» COLLECTED MATERIAL
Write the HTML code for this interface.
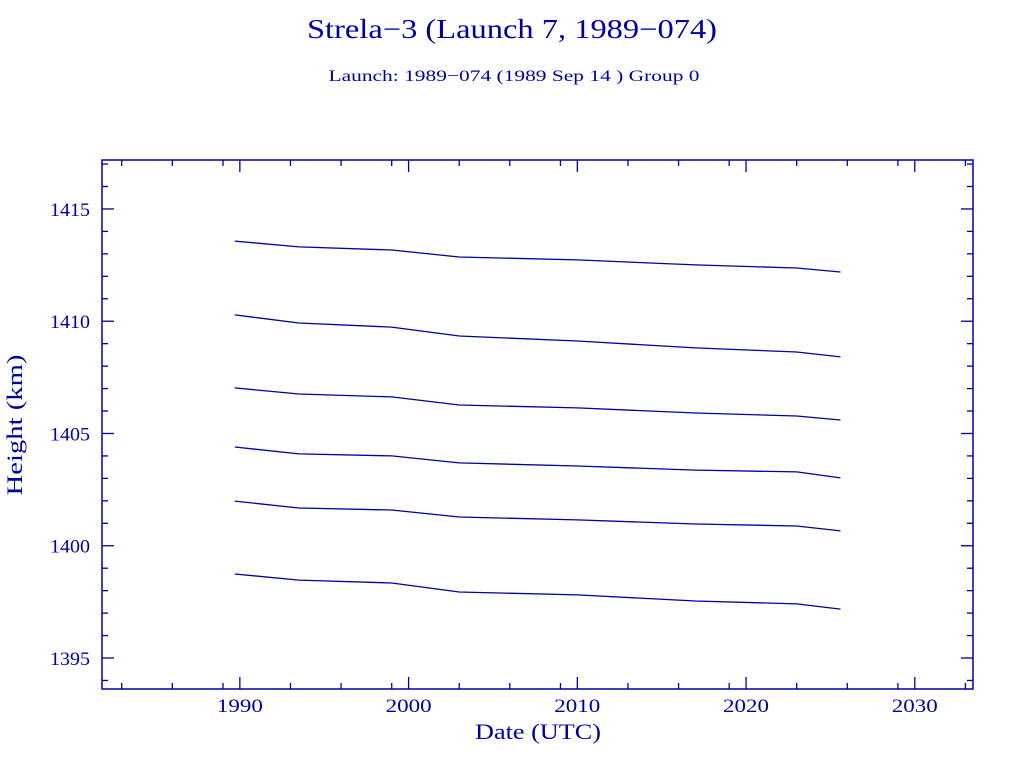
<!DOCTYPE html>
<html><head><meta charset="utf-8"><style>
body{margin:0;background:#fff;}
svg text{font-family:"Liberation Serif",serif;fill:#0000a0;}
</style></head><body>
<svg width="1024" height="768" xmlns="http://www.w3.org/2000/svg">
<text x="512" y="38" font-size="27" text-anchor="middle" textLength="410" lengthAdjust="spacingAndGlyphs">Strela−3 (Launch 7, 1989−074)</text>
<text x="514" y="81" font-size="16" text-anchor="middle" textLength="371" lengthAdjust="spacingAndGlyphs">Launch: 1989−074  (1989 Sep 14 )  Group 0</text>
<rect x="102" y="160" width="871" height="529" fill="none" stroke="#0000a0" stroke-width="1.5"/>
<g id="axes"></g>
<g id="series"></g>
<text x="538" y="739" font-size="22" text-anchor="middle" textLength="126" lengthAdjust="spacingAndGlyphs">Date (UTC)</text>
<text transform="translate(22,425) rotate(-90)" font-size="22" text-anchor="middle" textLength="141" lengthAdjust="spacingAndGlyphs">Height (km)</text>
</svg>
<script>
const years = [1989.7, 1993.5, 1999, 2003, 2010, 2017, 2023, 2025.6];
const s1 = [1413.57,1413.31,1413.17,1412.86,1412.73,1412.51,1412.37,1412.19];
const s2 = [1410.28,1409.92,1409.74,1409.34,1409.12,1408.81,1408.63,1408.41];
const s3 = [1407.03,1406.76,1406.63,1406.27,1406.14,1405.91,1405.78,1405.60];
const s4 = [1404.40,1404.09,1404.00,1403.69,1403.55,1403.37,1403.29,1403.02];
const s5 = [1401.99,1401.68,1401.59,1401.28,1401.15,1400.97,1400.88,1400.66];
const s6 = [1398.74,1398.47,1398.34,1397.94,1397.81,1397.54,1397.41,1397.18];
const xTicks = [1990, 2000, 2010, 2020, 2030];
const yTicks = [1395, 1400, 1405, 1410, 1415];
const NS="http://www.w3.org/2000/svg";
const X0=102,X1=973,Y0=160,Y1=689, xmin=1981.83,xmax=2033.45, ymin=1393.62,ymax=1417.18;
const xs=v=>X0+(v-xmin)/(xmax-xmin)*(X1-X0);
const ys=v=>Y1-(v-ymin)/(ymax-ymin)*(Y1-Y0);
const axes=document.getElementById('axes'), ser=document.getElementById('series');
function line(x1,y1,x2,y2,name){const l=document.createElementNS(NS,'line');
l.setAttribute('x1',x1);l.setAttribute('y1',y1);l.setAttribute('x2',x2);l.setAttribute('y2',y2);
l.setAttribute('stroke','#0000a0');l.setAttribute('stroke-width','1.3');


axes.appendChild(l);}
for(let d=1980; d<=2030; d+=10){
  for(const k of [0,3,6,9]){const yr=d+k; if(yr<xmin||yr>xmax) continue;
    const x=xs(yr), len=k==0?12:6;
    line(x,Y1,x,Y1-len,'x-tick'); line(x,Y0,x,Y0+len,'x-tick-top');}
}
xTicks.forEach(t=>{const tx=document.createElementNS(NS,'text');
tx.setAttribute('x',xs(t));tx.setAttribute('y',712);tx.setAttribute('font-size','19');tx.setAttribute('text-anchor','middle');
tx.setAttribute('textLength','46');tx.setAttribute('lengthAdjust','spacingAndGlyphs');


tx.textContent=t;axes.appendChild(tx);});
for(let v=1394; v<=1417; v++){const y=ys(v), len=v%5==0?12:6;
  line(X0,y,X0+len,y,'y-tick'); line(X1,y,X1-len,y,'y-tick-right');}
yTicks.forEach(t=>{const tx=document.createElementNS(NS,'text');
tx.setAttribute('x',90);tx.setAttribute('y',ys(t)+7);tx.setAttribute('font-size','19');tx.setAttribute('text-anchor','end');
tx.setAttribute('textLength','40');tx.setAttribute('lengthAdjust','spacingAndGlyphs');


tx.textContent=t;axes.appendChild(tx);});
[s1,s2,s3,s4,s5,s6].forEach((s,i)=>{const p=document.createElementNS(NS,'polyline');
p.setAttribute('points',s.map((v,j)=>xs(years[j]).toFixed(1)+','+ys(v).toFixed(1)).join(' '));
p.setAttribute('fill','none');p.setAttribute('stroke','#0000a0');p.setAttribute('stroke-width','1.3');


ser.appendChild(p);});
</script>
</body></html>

» THE PROBLEM
Print the whole listing above once more, word for word, without its pictures.

» RESPONSE TO THIS TASK
Write the HTML code for this interface.
<!DOCTYPE html>
<html><head><meta charset="utf-8"><style>
body{margin:0;background:#fff;}
svg text{font-family:"Liberation Serif",serif;fill:#0000a0;}
</style></head><body>
<svg width="1024" height="768" xmlns="http://www.w3.org/2000/svg">
<text x="512" y="38" font-size="27" text-anchor="middle" textLength="410" lengthAdjust="spacingAndGlyphs">Strela−3 (Launch 7, 1989−074)</text>
<text x="514" y="81" font-size="16" text-anchor="middle" textLength="371" lengthAdjust="spacingAndGlyphs">Launch: 1989−074  (1989 Sep 14 )  Group 0</text>
<rect x="102" y="160" width="871" height="529" fill="none" stroke="#0000a0" stroke-width="1.5"/>
<g id="axes"></g>
<g id="series"></g>
<text x="538" y="739" font-size="22" text-anchor="middle" textLength="126" lengthAdjust="spacingAndGlyphs">Date (UTC)</text>
<text transform="translate(22,425) rotate(-90)" font-size="22" text-anchor="middle" textLength="141" lengthAdjust="spacingAndGlyphs">Height (km)</text>
</svg>
<script>
const years = [1989.7, 1993.5, 1999, 2003, 2010, 2017, 2023, 2025.6];
const s1 = [1413.57,1413.31,1413.17,1412.86,1412.73,1412.51,1412.37,1412.19];
const s2 = [1410.28,1409.92,1409.74,1409.34,1409.12,1408.81,1408.63,1408.41];
const s3 = [1407.03,1406.76,1406.63,1406.27,1406.14,1405.91,1405.78,1405.60];
const s4 = [1404.40,1404.09,1404.00,1403.69,1403.55,1403.37,1403.29,1403.02];
const s5 = [1401.99,1401.68,1401.59,1401.28,1401.15,1400.97,1400.88,1400.66];
const s6 = [1398.74,1398.47,1398.34,1397.94,1397.81,1397.54,1397.41,1397.18];
const xTicks = [1990, 2000, 2010, 2020, 2030];
const yTicks = [1395, 1400, 1405, 1410, 1415];
const NS="http://www.w3.org/2000/svg";
const X0=102,X1=973,Y0=160,Y1=689, xmin=1981.83,xmax=2033.45, ymin=1393.62,ymax=1417.18;
const xs=v=>X0+(v-xmin)/(xmax-xmin)*(X1-X0);
const ys=v=>Y1-(v-ymin)/(ymax-ymin)*(Y1-Y0);
const axes=document.getElementById('axes'), ser=document.getElementById('series');
function line(x1,y1,x2,y2,name){const l=document.createElementNS(NS,'line');
l.setAttribute('x1',x1);l.setAttribute('y1',y1);l.setAttribute('x2',x2);l.setAttribute('y2',y2);
l.setAttribute('stroke','#0000a0');l.setAttribute('stroke-width','1.3');


axes.appendChild(l);}
for(let d=1980; d<=2030; d+=10){
  for(const k of [0,3,6,9]){const yr=d+k; if(yr<xmin||yr>xmax) continue;
    const x=xs(yr), len=k==0?12:6;
    line(x,Y1,x,Y1-len,'x-tick'); line(x,Y0,x,Y0+len,'x-tick-top');}
}
xTicks.forEach(t=>{const tx=document.createElementNS(NS,'text');
tx.setAttribute('x',xs(t));tx.setAttribute('y',712);tx.setAttribute('font-size','19');tx.setAttribute('text-anchor','middle');
tx.setAttribute('textLength','46');tx.setAttribute('lengthAdjust','spacingAndGlyphs');


tx.textContent=t;axes.appendChild(tx);});
for(let v=1394; v<=1417; v++){const y=ys(v), len=v%5==0?12:6;
  line(X0,y,X0+len,y,'y-tick'); line(X1,y,X1-len,y,'y-tick-right');}
yTicks.forEach(t=>{const tx=document.createElementNS(NS,'text');
tx.setAttribute('x',90);tx.setAttribute('y',ys(t)+7);tx.setAttribute('font-size','19');tx.setAttribute('text-anchor','end');
tx.setAttribute('textLength','40');tx.setAttribute('lengthAdjust','spacingAndGlyphs');


tx.textContent=t;axes.appendChild(tx);});
[s1,s2,s3,s4,s5,s6].forEach((s,i)=>{const p=document.createElementNS(NS,'polyline');
p.setAttribute('points',s.map((v,j)=>xs(years[j]).toFixed(1)+','+ys(v).toFixed(1)).join(' '));
p.setAttribute('fill','none');p.setAttribute('stroke','#0000a0');p.setAttribute('stroke-width','1.3');


ser.appendChild(p);});
</script>
</body></html>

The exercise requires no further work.